▶ **Required work**: Start at the top of the records and, please, print each line exactly through the line that contains "from bokeh.resources import INLINE", leaving out all pictures.

▶ **Given information**:
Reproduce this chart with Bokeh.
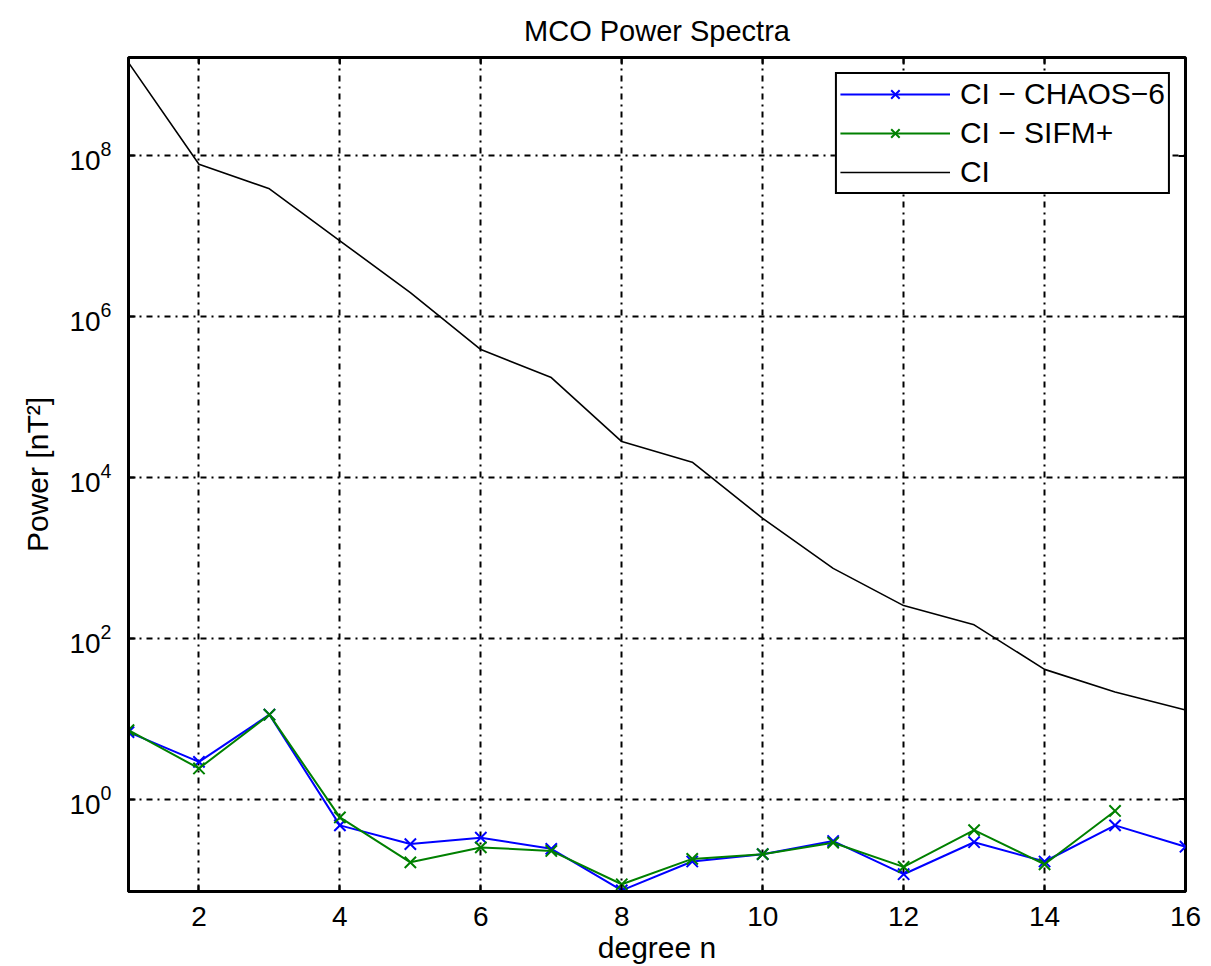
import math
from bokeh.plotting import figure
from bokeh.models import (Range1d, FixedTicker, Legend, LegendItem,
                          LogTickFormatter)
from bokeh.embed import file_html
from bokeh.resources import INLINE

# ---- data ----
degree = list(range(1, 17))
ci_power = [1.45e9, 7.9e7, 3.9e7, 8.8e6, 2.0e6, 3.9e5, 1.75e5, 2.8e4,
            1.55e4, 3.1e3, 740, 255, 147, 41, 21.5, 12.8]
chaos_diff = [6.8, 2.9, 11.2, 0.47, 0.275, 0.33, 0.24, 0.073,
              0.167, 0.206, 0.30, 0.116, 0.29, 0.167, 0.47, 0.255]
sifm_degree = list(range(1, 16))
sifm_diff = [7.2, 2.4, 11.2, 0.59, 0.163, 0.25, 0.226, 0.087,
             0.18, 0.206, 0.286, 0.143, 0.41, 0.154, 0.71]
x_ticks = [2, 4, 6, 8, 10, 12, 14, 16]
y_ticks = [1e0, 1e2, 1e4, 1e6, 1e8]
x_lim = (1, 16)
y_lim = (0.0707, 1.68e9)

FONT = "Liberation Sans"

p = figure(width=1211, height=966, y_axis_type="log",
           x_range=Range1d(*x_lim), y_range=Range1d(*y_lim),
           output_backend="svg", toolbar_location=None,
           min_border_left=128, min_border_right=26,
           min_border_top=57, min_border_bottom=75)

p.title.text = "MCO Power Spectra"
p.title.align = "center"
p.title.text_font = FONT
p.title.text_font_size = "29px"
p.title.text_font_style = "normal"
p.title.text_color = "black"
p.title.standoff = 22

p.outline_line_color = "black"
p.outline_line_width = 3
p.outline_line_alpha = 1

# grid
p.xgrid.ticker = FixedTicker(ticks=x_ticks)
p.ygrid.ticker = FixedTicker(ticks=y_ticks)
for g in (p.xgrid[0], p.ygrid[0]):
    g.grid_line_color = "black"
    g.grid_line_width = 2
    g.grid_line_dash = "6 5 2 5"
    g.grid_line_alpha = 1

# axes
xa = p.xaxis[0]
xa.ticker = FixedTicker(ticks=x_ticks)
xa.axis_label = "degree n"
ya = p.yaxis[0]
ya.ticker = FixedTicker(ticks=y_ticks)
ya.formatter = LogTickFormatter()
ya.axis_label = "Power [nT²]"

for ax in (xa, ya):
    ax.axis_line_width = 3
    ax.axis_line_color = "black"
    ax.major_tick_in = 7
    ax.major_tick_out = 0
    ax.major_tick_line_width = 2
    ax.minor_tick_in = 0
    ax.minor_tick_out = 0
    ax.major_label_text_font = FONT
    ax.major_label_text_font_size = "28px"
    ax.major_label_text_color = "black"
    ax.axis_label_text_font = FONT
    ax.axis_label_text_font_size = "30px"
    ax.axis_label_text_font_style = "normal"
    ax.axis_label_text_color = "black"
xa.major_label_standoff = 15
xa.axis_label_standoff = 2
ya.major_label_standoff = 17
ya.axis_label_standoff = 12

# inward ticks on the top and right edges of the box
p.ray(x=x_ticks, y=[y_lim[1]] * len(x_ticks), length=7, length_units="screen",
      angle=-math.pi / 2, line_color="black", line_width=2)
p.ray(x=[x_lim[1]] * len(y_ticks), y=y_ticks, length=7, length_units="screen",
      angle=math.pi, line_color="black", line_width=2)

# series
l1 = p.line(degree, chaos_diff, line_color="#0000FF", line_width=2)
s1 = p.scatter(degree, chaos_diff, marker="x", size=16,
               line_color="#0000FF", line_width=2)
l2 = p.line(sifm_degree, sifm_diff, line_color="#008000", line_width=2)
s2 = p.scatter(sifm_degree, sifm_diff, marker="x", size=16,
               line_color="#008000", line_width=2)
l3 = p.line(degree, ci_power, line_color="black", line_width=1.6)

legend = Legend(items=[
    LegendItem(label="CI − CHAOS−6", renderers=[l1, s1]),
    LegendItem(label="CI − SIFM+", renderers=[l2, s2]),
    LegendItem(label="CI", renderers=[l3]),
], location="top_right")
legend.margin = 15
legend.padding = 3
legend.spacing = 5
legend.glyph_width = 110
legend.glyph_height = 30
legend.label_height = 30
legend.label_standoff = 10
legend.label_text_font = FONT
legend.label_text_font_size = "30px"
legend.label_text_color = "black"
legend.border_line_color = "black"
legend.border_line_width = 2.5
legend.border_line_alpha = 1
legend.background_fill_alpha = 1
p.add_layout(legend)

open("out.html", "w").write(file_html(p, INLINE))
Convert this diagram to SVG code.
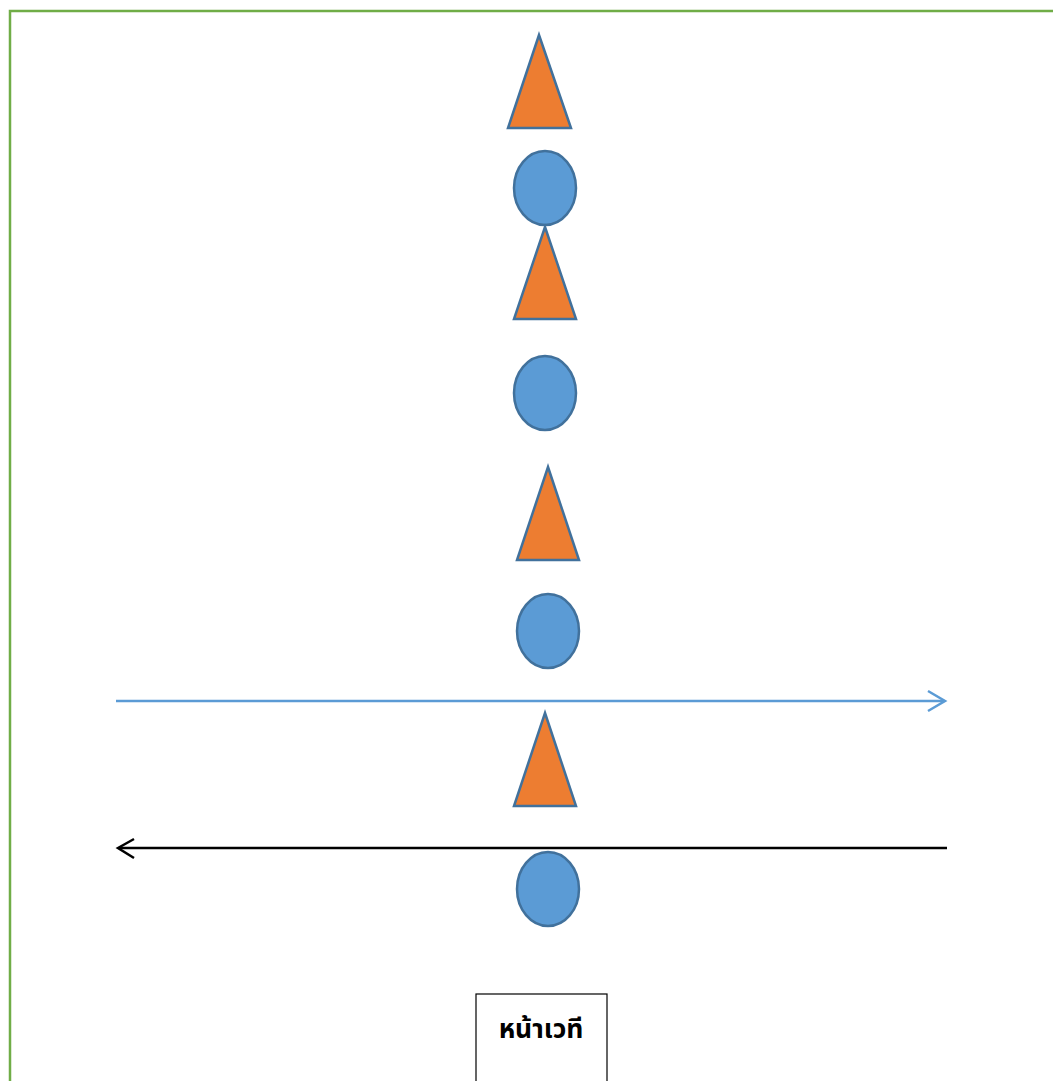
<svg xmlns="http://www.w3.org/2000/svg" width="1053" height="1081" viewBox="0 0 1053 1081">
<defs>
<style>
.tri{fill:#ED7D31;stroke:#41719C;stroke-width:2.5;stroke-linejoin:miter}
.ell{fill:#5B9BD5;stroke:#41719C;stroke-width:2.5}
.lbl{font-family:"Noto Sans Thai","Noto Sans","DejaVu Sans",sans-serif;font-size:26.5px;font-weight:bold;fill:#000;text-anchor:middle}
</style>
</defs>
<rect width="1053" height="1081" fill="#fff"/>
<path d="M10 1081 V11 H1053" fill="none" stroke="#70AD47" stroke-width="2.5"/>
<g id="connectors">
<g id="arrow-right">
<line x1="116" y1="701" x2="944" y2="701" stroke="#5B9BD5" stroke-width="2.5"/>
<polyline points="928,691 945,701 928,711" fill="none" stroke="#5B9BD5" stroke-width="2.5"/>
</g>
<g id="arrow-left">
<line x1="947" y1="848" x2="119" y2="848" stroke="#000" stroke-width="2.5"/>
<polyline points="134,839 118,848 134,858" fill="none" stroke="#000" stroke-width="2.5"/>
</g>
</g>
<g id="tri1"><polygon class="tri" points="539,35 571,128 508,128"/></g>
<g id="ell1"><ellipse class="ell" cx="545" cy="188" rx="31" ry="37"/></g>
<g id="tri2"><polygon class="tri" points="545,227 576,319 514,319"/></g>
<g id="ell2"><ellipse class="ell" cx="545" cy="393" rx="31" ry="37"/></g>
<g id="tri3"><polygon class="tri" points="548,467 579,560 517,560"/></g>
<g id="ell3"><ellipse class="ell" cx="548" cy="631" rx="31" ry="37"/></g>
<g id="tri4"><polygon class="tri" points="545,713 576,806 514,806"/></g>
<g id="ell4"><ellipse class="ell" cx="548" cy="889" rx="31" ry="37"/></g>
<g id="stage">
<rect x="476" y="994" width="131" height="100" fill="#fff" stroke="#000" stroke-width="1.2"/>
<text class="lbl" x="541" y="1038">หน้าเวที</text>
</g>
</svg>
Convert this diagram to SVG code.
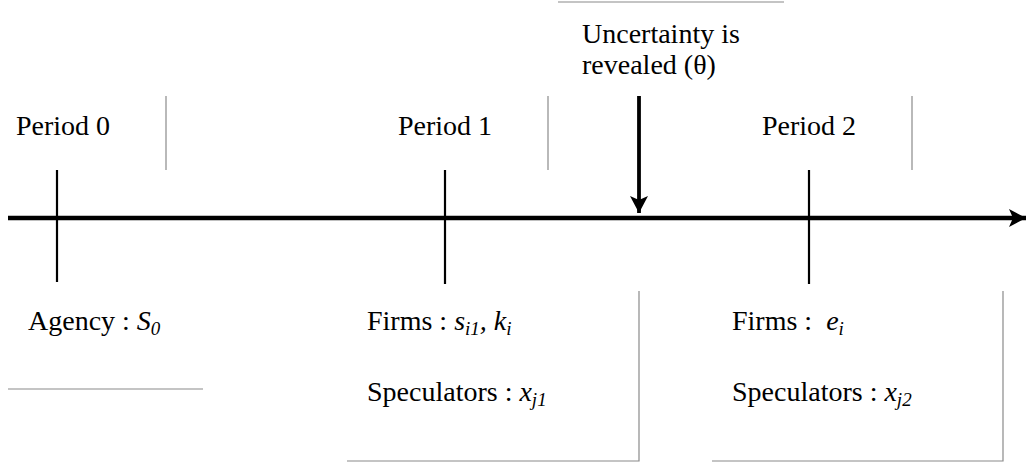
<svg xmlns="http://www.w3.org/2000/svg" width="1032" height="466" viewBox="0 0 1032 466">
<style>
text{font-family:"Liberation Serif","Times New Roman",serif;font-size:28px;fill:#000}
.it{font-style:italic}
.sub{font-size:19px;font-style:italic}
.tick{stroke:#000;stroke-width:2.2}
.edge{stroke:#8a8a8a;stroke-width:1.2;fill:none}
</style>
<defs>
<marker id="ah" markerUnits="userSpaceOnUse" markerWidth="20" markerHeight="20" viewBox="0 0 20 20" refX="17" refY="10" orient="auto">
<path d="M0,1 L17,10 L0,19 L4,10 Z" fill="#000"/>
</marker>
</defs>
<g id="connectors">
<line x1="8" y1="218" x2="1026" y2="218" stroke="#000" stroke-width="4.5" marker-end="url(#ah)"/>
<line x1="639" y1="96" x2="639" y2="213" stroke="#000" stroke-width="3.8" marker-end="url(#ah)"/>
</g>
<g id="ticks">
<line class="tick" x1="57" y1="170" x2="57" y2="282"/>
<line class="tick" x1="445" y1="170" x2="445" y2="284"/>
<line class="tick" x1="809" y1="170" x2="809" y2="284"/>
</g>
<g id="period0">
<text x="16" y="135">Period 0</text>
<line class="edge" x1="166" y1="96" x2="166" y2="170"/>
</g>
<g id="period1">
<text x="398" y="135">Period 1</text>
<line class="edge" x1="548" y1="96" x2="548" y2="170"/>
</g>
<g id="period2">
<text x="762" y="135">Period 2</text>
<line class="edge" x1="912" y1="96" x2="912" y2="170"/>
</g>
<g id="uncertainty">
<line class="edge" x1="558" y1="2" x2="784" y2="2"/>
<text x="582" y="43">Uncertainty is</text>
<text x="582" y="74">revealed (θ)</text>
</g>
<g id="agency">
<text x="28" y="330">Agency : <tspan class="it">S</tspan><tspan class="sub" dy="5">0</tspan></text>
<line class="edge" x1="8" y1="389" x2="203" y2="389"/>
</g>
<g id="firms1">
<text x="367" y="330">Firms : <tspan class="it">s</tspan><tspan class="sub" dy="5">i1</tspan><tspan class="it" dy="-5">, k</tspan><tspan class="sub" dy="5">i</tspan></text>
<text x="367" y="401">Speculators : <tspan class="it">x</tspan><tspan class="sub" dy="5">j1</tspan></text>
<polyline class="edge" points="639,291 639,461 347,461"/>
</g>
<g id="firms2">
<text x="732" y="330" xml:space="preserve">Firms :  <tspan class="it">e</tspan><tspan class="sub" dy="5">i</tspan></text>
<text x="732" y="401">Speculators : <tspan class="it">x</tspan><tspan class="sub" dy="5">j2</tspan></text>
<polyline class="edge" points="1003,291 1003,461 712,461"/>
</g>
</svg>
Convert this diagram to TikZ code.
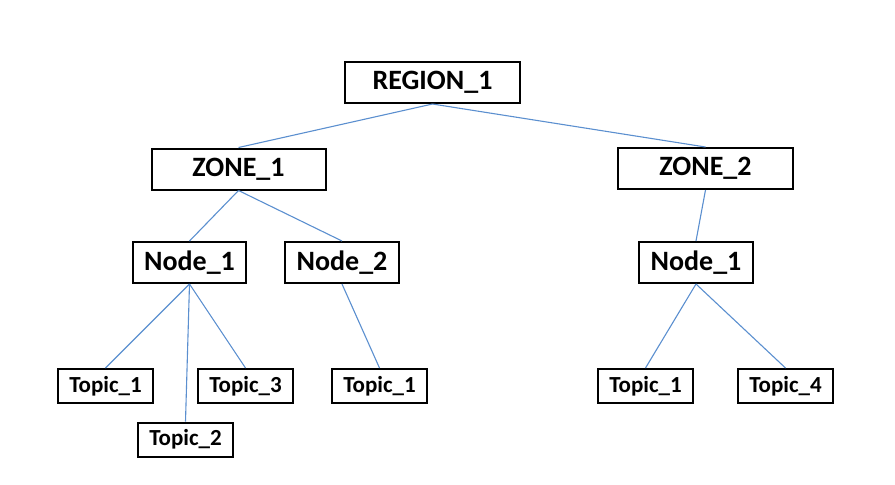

▶ **Task solution**:
Reproduce this chart with Bokeh.
import math
from bokeh.plotting import figure
from bokeh.models import (Range1d, FixedTicker, Legend, LegendItem,
                          LogTickFormatter)
from bokeh.embed import file_html
from bokeh.resources import INLINE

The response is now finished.